Even though the cannon remained, it now faced east instead of west, a decision that created an outcry among Arsenal supporters. Even though club Chairman Peter Hill-Wood tried to spin it as a ‘traditional badge with a futuristic outlook’ statement, the fans weren’t so easily fooled.
Gunners all over London could hardly believe the club had gone through a nine-month-long process without consulting a single fan. They didn’t take too kindly to part with a crest they had used since 1949 just for the sake of their new soon-to-be Emirates Stadium and made their displeasure known loud and clear.
#2 Manchester City
The blue side of Manchester is still very much a work-in-progress since it was acquired by Sheikh Mahmoud and in that vein, the club unveiled a new crest on Boxing Day in 2015 ahead of their clash with Sunderland. After an entire month of consulting with fans and providing them with lectures on the crest’s history, Manchester City have reverted to a design similar to their crest of the 1970s.
After gathering detailed information from supporters about how they wanted the crest to change, the new design was unveiled to be markedly different from the previous. Enclosed within a circle, the new design dispensed with the bird and incorporated '1894' the year of their formation. However, the removal of the words ‘Football Club’ did not go down well with fans.

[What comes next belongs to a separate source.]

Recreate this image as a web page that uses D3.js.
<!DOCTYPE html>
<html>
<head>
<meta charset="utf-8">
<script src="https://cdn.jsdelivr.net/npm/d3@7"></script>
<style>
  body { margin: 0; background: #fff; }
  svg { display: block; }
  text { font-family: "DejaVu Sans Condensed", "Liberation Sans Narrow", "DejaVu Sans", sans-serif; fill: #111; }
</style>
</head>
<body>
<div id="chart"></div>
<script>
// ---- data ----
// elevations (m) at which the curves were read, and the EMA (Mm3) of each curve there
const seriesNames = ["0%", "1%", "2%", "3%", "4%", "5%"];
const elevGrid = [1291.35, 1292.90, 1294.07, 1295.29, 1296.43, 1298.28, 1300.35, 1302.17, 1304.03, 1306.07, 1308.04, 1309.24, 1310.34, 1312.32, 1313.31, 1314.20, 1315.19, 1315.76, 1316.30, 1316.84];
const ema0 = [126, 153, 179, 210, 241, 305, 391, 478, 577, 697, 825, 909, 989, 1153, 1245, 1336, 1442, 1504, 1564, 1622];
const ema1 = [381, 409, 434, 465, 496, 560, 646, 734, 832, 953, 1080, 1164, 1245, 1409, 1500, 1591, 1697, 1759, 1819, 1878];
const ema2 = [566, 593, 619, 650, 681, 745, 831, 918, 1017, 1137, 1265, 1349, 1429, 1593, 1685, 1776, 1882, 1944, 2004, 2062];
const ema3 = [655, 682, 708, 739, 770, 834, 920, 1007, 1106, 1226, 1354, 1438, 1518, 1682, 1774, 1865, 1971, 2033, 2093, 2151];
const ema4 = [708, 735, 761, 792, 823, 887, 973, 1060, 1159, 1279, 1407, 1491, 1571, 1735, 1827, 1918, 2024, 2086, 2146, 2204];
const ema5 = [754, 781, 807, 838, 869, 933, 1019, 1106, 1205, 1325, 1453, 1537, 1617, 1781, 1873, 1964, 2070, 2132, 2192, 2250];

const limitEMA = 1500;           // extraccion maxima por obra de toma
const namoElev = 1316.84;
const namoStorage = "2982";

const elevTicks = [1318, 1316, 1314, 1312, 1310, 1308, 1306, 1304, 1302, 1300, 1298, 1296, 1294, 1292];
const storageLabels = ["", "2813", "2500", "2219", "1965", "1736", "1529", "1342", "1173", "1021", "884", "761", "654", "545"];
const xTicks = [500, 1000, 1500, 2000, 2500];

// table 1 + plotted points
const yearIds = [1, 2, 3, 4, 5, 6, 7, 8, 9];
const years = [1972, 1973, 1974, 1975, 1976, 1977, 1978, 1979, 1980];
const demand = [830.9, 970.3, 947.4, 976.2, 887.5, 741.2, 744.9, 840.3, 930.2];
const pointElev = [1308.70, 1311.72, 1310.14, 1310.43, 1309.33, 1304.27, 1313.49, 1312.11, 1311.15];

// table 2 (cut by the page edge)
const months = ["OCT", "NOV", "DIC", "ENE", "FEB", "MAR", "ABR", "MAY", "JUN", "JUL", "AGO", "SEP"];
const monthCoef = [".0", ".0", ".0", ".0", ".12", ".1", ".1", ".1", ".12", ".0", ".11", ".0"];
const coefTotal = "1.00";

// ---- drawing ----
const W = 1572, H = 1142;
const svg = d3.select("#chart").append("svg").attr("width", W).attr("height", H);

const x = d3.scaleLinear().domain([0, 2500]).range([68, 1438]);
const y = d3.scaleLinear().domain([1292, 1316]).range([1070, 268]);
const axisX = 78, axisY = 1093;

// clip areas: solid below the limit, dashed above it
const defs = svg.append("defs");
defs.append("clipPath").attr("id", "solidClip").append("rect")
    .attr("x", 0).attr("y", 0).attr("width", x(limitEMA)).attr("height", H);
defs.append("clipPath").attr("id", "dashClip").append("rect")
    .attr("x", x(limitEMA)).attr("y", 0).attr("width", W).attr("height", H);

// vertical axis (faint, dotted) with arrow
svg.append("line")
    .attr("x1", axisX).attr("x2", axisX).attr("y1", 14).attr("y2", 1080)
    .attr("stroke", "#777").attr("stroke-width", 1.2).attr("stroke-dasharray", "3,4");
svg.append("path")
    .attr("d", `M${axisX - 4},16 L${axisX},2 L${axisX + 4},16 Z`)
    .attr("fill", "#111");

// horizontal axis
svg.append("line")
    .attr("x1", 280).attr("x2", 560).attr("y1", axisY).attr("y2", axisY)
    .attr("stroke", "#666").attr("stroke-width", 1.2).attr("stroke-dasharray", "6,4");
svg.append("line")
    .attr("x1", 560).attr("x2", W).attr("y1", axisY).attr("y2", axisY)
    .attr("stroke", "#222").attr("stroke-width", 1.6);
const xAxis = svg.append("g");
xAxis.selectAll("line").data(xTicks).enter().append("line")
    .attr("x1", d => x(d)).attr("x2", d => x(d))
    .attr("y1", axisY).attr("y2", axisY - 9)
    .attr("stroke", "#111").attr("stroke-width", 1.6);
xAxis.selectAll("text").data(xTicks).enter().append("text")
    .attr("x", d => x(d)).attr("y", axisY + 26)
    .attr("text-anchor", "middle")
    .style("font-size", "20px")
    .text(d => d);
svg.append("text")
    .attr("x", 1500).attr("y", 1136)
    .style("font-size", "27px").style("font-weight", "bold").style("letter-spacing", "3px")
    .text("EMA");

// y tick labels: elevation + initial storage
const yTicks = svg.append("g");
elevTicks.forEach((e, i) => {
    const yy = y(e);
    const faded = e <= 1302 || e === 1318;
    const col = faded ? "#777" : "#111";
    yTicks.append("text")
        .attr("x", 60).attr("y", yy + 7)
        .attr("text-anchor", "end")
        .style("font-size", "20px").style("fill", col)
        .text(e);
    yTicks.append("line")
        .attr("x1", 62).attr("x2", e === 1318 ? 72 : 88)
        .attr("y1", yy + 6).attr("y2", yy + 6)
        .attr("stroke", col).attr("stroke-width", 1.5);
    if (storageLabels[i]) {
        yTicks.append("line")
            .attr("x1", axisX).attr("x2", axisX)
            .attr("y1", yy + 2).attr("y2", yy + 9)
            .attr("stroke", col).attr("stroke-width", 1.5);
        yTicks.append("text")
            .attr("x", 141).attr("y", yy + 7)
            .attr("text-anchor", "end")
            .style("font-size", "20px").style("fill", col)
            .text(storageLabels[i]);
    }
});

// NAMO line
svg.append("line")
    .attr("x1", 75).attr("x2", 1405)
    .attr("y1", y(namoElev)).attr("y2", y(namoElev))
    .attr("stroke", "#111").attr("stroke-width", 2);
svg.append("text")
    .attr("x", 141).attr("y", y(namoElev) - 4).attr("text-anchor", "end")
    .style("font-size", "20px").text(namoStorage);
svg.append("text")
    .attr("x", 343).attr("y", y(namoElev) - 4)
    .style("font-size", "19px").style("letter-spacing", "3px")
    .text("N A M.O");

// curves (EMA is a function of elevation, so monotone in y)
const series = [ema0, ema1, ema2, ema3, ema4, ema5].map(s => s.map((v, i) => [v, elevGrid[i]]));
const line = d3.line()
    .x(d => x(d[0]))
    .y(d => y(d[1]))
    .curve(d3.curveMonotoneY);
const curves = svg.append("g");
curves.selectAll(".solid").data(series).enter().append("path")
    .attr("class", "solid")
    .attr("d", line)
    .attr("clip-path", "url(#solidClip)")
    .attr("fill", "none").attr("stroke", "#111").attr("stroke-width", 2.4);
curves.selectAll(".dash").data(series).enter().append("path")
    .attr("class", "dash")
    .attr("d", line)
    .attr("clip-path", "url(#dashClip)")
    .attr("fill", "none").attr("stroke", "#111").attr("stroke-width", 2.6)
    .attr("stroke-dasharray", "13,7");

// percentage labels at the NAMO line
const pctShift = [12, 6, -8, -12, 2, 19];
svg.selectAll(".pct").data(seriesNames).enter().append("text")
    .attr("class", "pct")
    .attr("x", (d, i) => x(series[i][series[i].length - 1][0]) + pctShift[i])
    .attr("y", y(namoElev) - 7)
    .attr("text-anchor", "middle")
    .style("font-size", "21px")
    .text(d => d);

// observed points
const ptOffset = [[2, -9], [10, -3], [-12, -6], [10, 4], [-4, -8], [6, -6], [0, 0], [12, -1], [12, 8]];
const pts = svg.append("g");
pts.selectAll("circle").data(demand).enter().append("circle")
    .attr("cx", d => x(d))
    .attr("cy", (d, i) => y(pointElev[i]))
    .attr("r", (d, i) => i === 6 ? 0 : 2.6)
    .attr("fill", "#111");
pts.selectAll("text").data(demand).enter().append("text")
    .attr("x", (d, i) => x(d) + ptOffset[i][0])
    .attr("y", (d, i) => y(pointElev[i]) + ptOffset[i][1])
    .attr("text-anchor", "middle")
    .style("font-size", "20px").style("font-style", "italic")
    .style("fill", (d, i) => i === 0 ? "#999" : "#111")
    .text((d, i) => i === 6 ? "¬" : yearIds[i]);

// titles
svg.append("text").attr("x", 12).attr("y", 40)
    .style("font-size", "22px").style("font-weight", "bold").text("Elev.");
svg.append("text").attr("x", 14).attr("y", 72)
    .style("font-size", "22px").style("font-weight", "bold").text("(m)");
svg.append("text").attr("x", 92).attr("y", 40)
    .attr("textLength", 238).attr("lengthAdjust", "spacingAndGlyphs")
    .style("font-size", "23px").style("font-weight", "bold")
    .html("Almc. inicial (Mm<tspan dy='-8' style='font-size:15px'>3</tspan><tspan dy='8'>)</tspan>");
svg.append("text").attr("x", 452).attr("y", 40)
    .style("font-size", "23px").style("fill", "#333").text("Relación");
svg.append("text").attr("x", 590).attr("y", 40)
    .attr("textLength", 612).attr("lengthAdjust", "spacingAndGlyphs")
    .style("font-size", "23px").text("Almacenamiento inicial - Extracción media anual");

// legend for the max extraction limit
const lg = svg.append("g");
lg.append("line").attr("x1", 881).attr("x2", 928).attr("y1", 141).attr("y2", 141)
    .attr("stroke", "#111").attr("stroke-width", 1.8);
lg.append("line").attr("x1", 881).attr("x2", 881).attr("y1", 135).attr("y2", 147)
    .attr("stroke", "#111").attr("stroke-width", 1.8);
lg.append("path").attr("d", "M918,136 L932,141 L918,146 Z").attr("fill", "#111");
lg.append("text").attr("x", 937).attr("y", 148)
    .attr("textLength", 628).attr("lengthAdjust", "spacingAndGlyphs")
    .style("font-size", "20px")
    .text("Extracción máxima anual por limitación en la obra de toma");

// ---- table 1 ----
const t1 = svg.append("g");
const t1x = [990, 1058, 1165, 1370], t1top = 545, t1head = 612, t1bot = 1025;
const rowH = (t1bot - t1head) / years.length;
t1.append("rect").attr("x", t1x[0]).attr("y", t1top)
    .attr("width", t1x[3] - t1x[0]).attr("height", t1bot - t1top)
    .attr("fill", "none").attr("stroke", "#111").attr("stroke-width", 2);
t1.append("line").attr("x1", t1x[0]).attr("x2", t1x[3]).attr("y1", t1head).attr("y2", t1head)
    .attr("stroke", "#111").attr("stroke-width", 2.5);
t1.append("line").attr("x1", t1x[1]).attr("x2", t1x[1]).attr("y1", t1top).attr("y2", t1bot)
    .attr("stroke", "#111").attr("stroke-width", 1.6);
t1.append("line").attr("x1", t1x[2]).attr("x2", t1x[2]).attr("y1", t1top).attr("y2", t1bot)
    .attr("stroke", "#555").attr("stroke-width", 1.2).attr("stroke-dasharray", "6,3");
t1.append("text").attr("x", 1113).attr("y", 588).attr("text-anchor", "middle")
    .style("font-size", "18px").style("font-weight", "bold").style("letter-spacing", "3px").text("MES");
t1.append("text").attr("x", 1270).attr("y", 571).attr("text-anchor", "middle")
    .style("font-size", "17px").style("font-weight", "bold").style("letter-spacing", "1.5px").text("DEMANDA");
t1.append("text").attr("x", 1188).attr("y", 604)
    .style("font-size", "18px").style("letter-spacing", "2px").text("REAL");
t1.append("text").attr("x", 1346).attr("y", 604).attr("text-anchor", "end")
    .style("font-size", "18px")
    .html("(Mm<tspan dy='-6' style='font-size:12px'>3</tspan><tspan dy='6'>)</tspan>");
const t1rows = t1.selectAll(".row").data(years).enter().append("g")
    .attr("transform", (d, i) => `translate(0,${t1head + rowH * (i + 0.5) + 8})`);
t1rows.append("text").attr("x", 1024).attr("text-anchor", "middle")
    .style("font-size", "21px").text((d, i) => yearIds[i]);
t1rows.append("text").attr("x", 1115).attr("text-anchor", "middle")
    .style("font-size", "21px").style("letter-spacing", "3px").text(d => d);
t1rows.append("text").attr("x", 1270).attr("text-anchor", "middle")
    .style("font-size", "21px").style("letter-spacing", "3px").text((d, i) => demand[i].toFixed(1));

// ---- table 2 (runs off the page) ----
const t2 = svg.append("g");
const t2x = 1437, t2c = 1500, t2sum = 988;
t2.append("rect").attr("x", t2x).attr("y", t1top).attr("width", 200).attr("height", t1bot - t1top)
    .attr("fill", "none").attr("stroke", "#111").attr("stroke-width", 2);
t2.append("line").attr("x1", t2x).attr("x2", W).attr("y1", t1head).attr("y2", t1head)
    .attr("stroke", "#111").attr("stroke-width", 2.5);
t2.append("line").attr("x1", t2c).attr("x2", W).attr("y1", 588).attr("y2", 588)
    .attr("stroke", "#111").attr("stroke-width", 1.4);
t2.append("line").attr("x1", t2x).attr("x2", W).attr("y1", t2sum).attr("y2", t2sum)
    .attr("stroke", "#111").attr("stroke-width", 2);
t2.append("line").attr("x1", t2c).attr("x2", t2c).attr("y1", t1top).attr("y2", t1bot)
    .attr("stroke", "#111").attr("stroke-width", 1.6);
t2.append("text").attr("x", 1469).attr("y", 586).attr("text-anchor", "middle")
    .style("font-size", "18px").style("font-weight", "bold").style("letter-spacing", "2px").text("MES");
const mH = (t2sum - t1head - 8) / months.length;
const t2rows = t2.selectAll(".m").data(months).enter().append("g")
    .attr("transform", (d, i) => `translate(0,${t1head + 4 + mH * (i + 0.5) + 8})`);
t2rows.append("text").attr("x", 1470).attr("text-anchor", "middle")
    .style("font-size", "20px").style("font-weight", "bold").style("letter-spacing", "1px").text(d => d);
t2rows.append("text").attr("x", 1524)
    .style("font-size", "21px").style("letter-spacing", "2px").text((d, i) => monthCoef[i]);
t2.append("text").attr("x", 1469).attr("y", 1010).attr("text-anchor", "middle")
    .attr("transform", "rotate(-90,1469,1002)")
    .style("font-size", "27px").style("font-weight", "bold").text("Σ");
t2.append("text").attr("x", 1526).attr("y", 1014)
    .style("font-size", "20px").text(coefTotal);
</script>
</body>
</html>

Supporters saw it as a departure from their identity as a football team and interpreted it as a move towards a homogenised franchise along with the Sheikh’s other football interests around the world. The change in design also coincided with a change in Twitter handles when they went from @MCFC to @ManCity and a change in their web address from mcfc.co.uk to mancity.com.
Juventus are the latest addition to the long list of clubs who changed their crests to much public discontent. The Italian champions unveiled the new badge at a star-studded event in Milan two days back where club president Andre Agnelli announced the year-long effort was a symbol of the “Juventus way of living”. Irrespective of what the top officials had to say, Bianconeri fans were furious about the unnecessary alteration.
Gone is the shield with the vertical black and white stripes and pretty much everything else that was part of the old badge. The iconic bull, a traditional symbol of Turin is missing too along with the dash of gold beneath the name. The new design is a complete break from tradition with a minimalist J ensconced in half a shield. The simplistic monochromatic logo has had the Twitterati fuming for days.
The new logo has been trolled mercilessly while some supporters have been beside themselves at the horror of having to don the badge from July 2017.